NCBI Prokaryotic Genome Annotation Pipeline

Other

316 stars 88 forks source link

[BUG] <WARNING Final process status is permanentFail> #187

Closed arkruem closed 2 years ago

arkruem commented 2 years ago

Hello PGAP developers, Describe the bug I used the test data and PGAP performed as expected, but when using my own data I get the error: WARNING Final process status is permanentFail

To Reproduce I was trying to annotate a known reference of C.botulinum, and yes I can share the genome. See input and submol used (in txt just for reporting the issue) input.yaml.txt Hall_submol.yaml.txt

command used : ./pgap.py -D singularity -r -o Hall_r Annotate/A1Hall/input.yaml

Expected behavior successfully annotate the genome

Software versions (please complete the following information):

OS: CentOS Linux 7
pgap.py --version: PGAP version 2022-02-10.build5872 is up to date
Docker (or other container runner) version. Using singularity-ce version 3.8.0

Log Files cwltool.log

azat-badretdin commented 2 years ago

Thank you for you report! Could you please post the first line of A1_Hall_009698.fasta? Thanks!
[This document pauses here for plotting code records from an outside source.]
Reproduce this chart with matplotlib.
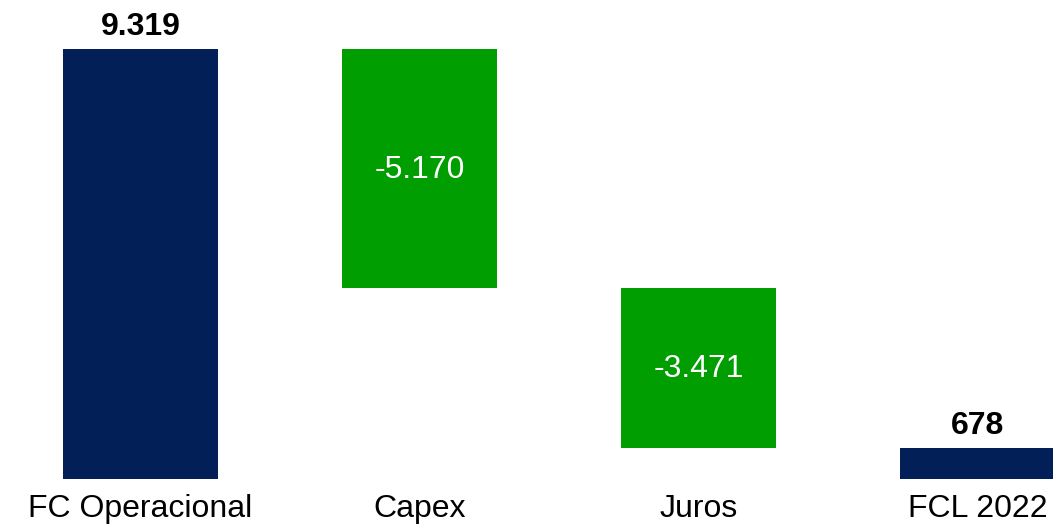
import matplotlib
matplotlib.use("Agg")
import matplotlib.pyplot as plt

categories = ["FC Operacional", "Capex", "Juros", "FCL 2022"]
values = [9319, -5170, -3471, 678]
kinds = ["total", "delta", "delta", "total"]

NAVY = "#021F57"
GREEN = "#009E00"

plt.rcParams["font.family"] = ["Liberation Sans", "DejaVu Sans"]

def fmt(v):
    s = f"{abs(v):,}".replace(",", ".")
    return ("-" if v < 0 else "") + s

fig = plt.figure(figsize=(10.53, 5.24), dpi=100)
ax = fig.add_axes([0, 45 / 524, 1, 479 / 524])

bottoms, heights, colors = [], [], []
running = 0
for v, k in zip(values, kinds):
    if k == "total":
        bottoms.append(0)
        heights.append(v)
        colors.append(NAVY)
        running = v
    else:
        new = running + v
        bottoms.append(min(running, new))
        heights.append(abs(v))
        colors.append(GREEN)
        running = new

x = list(range(len(categories)))
width = 155 / 279
ax.bar(x, heights, bottom=bottoms, width=width, color=colors, linewidth=0)

for xi, v, k, b, h in zip(x, values, kinds, bottoms, heights):
    if k == "total":
        ax.annotate(fmt(v), (xi, b + h), xytext=(0, 5), textcoords="offset points",
                    ha="center", va="bottom", fontsize=23, fontweight="bold", color="black")
    else:
        ax.annotate(fmt(v), (xi, b + h / 2), xytext=(0, -1), textcoords="offset points",
                    ha="center", va="center", fontsize=23, color="white")

ax.set_xlim(-140.5 / 279, (1053 - 140.5) / 279)
ax.set_ylim(0, 9319 * 479 / 430)
ax.set_xticks(x)
ax.set_xticklabels(categories, fontsize=23)
ax.tick_params(axis="x", length=0, pad=10.5)
ax.set_yticks([])
for s in ax.spines.values():
    s.set_visible(False)

fig.savefig("out.png", dpi=100)
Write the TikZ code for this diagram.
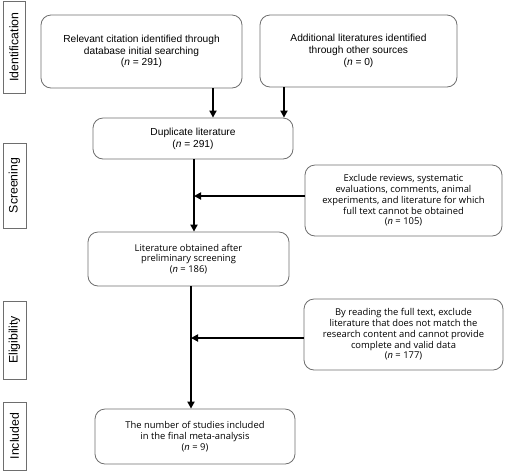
\documentclass[tikz,border=0pt]{standalone}
\usepackage{fontspec}
\setmainfont{Liberation Sans}
\newfontfamily\osans{Open Sans}
\usetikzlibrary{arrows.meta}
\definecolor{boxgray}{HTML}{6E6E6E}
\tikzset{
  stagebox/.style={draw=boxgray, line width=0.8pt, rotate=90, inner sep=0pt, font=\fontsize{12.3}{14}\selectfont},
  topbox/.style={draw=boxgray, line width=0.8pt, rounded corners=10pt, align=center, inner sep=0pt, font=\fontsize{10.2}{11.8}\selectfont},
  lowbox/.style={draw=boxgray, line width=0.8pt, rounded corners=10pt, align=center, inner sep=0pt, font=\osans\fontsize{9.4}{10.8}\selectfont},
  arr/.style={line width=2pt, -{Triangle[length=7pt,width=7pt]}},
  seg/.style={line width=2pt}
}
\begin{document}
\begin{tikzpicture}[x=1pt,y=-1pt]
\useasboundingbox (0,0) rectangle (506,475);
% stage labels
\node[stagebox, minimum width=92pt, minimum height=22pt] (l1) at (14,47) {Identification};
\node[stagebox, minimum width=85pt, minimum height=23pt] (l2) at (14.5,185.5) {Screening};
\node[stagebox, minimum width=78pt, minimum height=23pt] (l3) at (14.5,340) {Eligibility};
\node[stagebox, minimum width=68pt, minimum height=23pt] (l4) at (14.5,436) {Included};
% boxes
\node[topbox, minimum width=201pt, minimum height=73pt] (b1) at (141.5,51.5) {Relevant citation identified through\\database initial searching\\(\textit{n} = 291)};
\node[topbox, minimum width=197pt, minimum height=72pt] (b2) at (358.5,51) {Additional literatures identified\\through other sources\\(\textit{n} = 0)};
\node[topbox, minimum width=200pt, minimum height=41pt] (b3) at (193,138.5) {Duplicate literature\\(\textit{n} = 291)};
\node[lowbox, minimum width=197pt, minimum height=71pt] (e1) at (403.5,200.5) {Exclude reviews, systematic\\evaluations, comments, animal\\experiments, and literature for which\\full text cannot be obtained\\(\textit{n} = 105)};
\node[lowbox, minimum width=201pt, minimum height=54pt] (b4) at (188.5,259) {Literature obtained after\\preliminary screening\\(\textit{n} = 186)};
\node[lowbox, minimum width=199pt, minimum height=71pt] (e2) at (403.5,334.5) {By reading the full text, exclude\\literature that does not match the\\research content and cannot provide\\complete and valid data\\(\textit{n} = 177)};
\node[lowbox, minimum width=200pt, minimum height=55pt] (b5) at (195,436.5) {The number of studies included\\in the final meta-analysis\\(\textit{n} = 9)};
% connectors
\coordinate (c1) at (213,0);
\coordinate (c2) at (284,0);
\coordinate (c3) at (194,0);
\coordinate (c4) at (191,0);
\coordinate (j1) at (194,196);
\coordinate (j2) at (191,338);
\draw[arr] (b1.south -| c1) -- (b3.north -| c1);
\draw[arr] (b2.south -| c2) -- (b3.north -| c2);
\draw[arr] (b3.south -| c3) -- (b4.north -| c3);
\draw[arr] (b4.south -| c4) -- (b5.north -| c4);
\draw[arr] (j1 -| e1.west) -- (j1);
\draw[arr] (j2 -| e2.west) -- (j2);
\end{tikzpicture}
\end{document}
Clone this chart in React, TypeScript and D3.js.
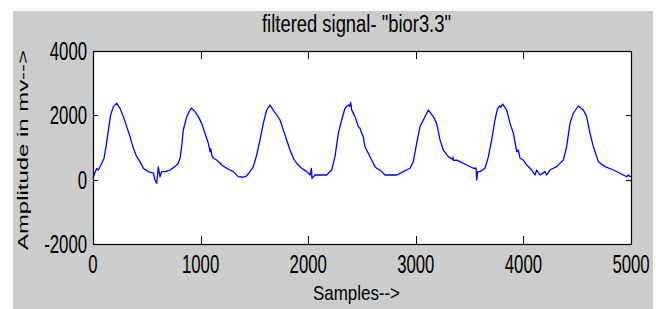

arkruem commented 2 years ago

Thank you for your reply Azat, Here is the first line >gi|153934468|ref|NC_009698.1| Clostridium botulinum A str. Hall chromosome, complete genome

azat-badretdin commented 2 years ago

Thanks. Could you please try to use a simpler SEQID?


>gi|153934468  Clostridium botulinum A str. Hall chromosome, complete genome

arkruem commented 2 years ago

Still getting the permanentFail

see log:
cwltool.log

azat-badretdin commented 2 years ago

I see. But the error in the Stack is different now: "Attempt to access NULL pointer"

Looks like my advice was ill-advised. I reviewed https://github.com/ncbi/pgap/wiki/Input-Files and it looks like we do not allow such SEQIDs. See:

Each sequence in the file must have a definition line beginning with '>' and a unique identifier (SeqID), eg >contig001 or >contig002. The SeqIDs must:

Be less than 50 characters long
Only include letters, digits, hyphens (-), underscores (_), periods (.), colons (:), asterisks (*), and number signs (#).
Be unique within a genome

arkruem commented 2 years ago

Thanks Azat! I removed the non accepted characters and it worked successfully!!!

azat-badretdin commented 2 years ago

You are very welcome!